— start of Data lines —
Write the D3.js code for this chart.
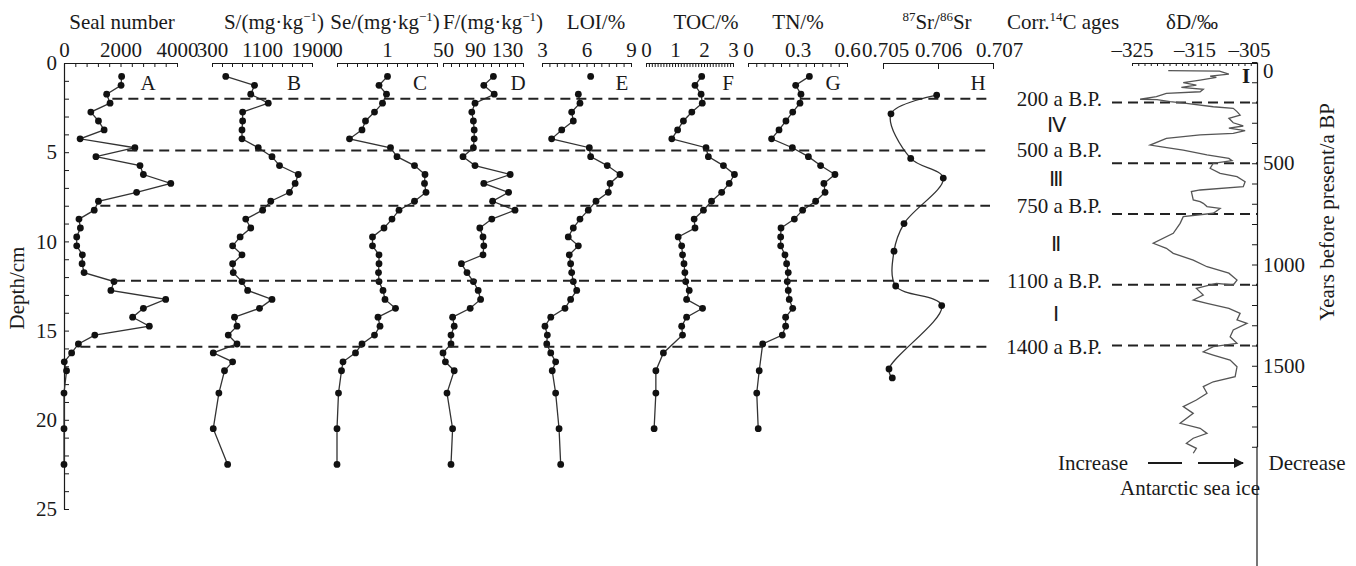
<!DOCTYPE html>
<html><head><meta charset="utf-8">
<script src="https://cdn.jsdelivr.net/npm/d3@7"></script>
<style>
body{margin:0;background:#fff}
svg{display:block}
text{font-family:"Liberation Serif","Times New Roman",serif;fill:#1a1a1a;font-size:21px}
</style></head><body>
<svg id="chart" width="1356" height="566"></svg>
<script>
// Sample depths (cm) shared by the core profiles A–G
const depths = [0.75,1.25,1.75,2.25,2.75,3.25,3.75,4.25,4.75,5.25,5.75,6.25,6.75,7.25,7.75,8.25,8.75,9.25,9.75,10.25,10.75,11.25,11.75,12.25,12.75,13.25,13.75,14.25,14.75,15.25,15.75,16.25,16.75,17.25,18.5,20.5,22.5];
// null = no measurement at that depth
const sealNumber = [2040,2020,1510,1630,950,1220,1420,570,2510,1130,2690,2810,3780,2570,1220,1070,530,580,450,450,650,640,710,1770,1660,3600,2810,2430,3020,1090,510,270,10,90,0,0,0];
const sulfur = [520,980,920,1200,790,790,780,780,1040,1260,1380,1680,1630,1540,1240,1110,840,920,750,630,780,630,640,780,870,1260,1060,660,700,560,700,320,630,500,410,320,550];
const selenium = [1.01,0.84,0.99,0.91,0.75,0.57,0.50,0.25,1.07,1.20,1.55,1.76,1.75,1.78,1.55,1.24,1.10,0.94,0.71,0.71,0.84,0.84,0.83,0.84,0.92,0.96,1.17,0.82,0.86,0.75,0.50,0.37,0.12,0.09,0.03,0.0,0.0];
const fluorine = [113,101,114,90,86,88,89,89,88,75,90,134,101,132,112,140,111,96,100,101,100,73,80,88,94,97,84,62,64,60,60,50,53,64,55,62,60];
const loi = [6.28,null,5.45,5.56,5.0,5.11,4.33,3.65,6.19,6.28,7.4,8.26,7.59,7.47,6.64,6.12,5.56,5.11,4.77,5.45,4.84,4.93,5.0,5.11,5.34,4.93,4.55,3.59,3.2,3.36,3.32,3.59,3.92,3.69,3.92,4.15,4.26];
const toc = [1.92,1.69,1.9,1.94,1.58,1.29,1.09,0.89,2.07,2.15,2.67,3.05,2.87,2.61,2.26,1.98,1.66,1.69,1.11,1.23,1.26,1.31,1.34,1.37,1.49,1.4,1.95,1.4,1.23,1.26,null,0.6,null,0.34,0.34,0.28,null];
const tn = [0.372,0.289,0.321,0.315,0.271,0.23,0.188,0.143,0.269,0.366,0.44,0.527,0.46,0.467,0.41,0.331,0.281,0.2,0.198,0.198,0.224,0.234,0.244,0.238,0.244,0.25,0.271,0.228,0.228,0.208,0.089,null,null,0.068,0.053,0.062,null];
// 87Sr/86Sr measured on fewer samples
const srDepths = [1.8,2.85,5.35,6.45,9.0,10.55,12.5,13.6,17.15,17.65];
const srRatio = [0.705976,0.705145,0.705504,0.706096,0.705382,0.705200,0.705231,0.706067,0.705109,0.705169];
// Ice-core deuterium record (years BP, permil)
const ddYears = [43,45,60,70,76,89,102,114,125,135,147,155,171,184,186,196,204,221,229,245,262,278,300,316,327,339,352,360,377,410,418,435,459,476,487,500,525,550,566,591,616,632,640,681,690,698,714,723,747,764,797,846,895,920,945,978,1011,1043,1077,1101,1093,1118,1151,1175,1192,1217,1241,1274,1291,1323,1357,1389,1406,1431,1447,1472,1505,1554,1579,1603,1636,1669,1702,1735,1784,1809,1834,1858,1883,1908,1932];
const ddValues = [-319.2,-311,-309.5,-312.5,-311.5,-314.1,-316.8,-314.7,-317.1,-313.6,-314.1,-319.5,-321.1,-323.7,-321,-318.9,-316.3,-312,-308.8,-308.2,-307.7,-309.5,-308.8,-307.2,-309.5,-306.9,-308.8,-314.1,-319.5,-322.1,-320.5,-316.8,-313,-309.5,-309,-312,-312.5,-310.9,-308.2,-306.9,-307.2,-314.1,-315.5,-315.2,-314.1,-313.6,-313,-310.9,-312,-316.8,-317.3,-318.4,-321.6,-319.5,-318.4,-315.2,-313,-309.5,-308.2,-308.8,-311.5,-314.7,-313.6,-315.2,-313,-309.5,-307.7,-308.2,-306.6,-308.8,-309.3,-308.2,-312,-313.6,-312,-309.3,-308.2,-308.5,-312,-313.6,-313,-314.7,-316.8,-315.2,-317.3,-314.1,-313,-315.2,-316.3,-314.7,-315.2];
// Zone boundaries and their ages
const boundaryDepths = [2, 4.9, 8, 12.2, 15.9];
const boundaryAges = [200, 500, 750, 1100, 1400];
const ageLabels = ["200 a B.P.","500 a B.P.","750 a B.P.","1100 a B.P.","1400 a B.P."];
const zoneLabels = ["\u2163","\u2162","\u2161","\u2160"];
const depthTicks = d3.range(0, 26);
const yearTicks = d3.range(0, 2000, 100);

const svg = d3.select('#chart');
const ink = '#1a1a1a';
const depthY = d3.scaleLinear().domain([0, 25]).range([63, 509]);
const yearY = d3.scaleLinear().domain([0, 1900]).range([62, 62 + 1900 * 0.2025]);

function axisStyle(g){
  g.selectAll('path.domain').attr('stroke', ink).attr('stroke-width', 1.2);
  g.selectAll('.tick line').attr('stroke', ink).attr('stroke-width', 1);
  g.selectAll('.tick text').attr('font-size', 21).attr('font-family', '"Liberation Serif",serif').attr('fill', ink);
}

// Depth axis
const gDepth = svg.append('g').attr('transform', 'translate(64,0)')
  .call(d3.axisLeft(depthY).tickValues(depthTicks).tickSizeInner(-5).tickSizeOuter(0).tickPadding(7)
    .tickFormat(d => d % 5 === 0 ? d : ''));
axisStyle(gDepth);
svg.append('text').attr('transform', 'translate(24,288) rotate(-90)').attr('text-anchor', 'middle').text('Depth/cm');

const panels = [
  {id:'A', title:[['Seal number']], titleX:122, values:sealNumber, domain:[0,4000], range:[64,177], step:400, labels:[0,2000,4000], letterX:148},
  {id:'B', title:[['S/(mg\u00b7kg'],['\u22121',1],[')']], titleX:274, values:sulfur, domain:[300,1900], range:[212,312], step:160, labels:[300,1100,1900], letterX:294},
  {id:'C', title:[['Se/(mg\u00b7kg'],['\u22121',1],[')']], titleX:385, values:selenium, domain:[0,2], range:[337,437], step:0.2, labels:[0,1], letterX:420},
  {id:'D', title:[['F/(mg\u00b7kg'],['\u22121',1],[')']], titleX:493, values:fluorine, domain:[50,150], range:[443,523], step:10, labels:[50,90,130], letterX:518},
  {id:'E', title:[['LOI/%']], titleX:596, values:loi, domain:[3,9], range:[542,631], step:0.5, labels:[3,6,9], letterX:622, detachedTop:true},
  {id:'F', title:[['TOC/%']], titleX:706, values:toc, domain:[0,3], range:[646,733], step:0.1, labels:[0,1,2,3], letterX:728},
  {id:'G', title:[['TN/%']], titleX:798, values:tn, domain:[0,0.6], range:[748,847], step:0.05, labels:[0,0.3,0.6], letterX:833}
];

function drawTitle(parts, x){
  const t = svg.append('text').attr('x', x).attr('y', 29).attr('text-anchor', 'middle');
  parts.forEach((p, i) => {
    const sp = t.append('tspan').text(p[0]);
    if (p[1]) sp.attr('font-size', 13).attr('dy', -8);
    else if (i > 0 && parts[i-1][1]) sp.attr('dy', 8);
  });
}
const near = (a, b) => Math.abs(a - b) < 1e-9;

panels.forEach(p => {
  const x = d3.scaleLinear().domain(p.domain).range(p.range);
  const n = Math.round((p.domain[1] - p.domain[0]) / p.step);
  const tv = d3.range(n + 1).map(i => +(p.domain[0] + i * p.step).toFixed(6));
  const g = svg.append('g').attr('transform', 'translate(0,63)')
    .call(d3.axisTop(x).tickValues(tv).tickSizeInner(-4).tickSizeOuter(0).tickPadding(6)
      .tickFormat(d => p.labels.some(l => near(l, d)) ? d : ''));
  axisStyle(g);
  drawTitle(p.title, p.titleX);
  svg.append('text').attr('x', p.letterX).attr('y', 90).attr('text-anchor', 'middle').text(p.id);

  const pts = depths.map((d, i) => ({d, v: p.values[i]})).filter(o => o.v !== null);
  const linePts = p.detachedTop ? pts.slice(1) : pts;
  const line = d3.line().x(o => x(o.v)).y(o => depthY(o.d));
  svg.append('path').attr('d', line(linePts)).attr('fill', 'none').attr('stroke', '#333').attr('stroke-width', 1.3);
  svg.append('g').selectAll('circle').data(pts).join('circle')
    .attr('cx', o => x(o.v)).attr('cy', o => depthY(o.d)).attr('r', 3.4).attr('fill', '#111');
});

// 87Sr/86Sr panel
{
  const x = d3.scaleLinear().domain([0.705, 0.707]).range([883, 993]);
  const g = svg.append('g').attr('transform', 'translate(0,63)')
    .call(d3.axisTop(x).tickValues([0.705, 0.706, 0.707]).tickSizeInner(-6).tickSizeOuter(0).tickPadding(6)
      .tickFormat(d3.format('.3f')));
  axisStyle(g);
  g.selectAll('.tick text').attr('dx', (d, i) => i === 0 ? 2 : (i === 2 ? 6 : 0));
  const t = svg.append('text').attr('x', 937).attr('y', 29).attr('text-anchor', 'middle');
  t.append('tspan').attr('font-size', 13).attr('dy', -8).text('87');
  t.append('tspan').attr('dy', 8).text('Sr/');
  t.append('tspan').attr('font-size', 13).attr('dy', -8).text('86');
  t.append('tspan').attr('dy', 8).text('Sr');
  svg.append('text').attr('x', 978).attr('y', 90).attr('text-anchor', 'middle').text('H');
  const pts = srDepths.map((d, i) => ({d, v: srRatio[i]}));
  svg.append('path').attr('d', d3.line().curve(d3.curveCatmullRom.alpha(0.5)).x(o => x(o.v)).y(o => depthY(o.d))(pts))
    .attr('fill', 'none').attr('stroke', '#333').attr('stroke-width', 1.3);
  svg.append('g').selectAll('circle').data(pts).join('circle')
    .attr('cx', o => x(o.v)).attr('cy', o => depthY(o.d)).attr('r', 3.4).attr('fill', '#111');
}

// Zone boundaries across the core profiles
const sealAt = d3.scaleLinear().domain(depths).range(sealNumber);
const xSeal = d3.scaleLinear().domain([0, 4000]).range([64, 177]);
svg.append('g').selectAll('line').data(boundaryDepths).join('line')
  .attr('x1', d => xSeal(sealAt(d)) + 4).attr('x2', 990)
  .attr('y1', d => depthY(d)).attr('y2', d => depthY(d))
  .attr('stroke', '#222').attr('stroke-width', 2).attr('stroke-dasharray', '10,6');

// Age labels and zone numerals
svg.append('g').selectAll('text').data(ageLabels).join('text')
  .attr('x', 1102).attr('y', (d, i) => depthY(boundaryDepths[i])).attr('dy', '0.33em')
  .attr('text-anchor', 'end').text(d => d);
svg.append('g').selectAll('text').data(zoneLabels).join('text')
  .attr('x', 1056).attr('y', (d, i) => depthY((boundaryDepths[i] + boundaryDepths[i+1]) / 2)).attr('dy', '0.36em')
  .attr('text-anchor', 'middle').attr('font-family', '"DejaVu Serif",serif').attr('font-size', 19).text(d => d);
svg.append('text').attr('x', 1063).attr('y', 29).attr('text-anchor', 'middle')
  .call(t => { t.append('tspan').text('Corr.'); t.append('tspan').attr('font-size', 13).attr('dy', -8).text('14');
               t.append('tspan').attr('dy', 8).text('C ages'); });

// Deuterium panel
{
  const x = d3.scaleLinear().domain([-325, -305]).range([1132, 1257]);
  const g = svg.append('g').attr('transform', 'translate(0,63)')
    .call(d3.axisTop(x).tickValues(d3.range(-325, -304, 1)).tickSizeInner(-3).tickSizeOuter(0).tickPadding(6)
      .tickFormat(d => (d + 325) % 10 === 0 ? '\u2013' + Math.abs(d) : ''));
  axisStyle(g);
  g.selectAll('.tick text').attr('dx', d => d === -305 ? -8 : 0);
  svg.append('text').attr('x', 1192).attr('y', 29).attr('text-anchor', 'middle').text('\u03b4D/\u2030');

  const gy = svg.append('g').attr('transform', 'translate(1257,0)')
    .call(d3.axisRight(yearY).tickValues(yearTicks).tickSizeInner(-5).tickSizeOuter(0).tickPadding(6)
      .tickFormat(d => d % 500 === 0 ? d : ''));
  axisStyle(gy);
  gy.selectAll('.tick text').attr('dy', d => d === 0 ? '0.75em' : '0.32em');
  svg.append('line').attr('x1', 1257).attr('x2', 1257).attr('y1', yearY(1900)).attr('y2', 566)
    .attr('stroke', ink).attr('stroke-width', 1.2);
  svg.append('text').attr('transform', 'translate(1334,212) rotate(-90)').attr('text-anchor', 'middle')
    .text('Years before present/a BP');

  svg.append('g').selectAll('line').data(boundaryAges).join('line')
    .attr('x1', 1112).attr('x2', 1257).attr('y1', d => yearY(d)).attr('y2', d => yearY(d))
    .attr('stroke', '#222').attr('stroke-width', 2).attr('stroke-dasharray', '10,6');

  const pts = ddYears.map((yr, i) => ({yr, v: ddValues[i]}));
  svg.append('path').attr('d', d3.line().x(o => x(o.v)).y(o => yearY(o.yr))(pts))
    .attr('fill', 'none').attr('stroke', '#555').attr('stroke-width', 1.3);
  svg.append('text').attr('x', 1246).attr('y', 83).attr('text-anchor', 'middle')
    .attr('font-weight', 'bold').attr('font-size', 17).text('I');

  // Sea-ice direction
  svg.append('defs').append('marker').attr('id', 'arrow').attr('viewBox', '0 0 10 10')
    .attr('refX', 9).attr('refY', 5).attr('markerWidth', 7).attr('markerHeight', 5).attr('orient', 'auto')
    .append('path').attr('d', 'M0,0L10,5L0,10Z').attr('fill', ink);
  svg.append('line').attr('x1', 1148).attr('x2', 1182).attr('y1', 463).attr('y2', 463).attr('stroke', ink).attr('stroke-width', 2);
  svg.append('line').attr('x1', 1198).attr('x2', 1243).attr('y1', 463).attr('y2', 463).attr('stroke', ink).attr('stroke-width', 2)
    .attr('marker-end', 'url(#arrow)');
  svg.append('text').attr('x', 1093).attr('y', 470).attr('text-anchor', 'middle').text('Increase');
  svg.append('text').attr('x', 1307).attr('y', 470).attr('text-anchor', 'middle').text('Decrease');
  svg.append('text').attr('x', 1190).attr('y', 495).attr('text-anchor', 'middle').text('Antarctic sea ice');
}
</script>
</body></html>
— end of Data lines —
Display every line of the listing that contains the string "chart".

Write the D3.js code for this chart.
<svg id="chart" width="1356" height="566"></svg>
const svg = d3.select('#chart');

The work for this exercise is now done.